**Problem to work on:** Copy the data that follows exactly. Include no pictures.

**Given information:**

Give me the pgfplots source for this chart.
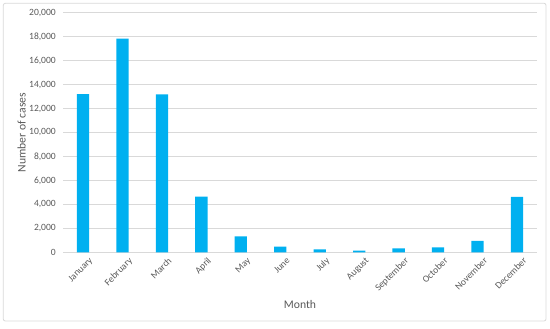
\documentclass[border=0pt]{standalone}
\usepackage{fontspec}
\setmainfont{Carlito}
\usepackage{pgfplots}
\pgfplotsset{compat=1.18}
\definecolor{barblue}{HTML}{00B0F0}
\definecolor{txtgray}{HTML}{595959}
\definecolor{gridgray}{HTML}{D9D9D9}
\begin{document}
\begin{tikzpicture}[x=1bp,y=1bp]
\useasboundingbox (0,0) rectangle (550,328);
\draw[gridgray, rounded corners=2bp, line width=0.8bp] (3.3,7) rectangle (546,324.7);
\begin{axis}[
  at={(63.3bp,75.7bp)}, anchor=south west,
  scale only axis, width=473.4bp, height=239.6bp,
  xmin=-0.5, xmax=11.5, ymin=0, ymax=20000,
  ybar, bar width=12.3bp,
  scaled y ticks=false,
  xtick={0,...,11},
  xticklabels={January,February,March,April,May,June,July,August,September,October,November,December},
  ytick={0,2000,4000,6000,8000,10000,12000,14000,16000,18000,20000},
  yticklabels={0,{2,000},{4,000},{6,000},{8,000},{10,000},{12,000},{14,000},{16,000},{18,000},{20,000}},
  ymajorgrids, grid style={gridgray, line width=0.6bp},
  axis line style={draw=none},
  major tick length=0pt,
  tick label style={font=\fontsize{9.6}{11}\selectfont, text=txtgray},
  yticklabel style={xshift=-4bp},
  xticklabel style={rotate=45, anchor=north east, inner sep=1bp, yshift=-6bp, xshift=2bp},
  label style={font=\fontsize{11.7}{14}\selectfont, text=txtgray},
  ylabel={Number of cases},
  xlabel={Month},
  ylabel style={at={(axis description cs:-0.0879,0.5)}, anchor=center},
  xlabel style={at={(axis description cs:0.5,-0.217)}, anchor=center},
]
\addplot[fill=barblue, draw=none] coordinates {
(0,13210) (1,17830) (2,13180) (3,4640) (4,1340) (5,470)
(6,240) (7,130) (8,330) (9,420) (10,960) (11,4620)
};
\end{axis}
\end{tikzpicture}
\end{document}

**Response to this exercise:**
Give me the pgfplots source for this chart.
\documentclass[border=0pt]{standalone}
\usepackage{fontspec}
\setmainfont{Carlito}
\usepackage{pgfplots}
\pgfplotsset{compat=1.18}
\definecolor{barblue}{HTML}{00B0F0}
\definecolor{txtgray}{HTML}{595959}
\definecolor{gridgray}{HTML}{D9D9D9}
\begin{document}
\begin{tikzpicture}[x=1bp,y=1bp]
\useasboundingbox (0,0) rectangle (550,328);
\draw[gridgray, rounded corners=2bp, line width=0.8bp] (3.3,7) rectangle (546,324.7);
\begin{axis}[
  at={(63.3bp,75.7bp)}, anchor=south west,
  scale only axis, width=473.4bp, height=239.6bp,
  xmin=-0.5, xmax=11.5, ymin=0, ymax=20000,
  ybar, bar width=12.3bp,
  scaled y ticks=false,
  xtick={0,...,11},
  xticklabels={January,February,March,April,May,June,July,August,September,October,November,December},
  ytick={0,2000,4000,6000,8000,10000,12000,14000,16000,18000,20000},
  yticklabels={0,{2,000},{4,000},{6,000},{8,000},{10,000},{12,000},{14,000},{16,000},{18,000},{20,000}},
  ymajorgrids, grid style={gridgray, line width=0.6bp},
  axis line style={draw=none},
  major tick length=0pt,
  tick label style={font=\fontsize{9.6}{11}\selectfont, text=txtgray},
  yticklabel style={xshift=-4bp},
  xticklabel style={rotate=45, anchor=north east, inner sep=1bp, yshift=-6bp, xshift=2bp},
  label style={font=\fontsize{11.7}{14}\selectfont, text=txtgray},
  ylabel={Number of cases},
  xlabel={Month},
  ylabel style={at={(axis description cs:-0.0879,0.5)}, anchor=center},
  xlabel style={at={(axis description cs:0.5,-0.217)}, anchor=center},
]
\addplot[fill=barblue, draw=none] coordinates {
(0,13210) (1,17830) (2,13180) (3,4640) (4,1340) (5,470)
(6,240) (7,130) (8,330) (9,420) (10,960) (11,4620)
};
\end{axis}
\end{tikzpicture}
\end{document}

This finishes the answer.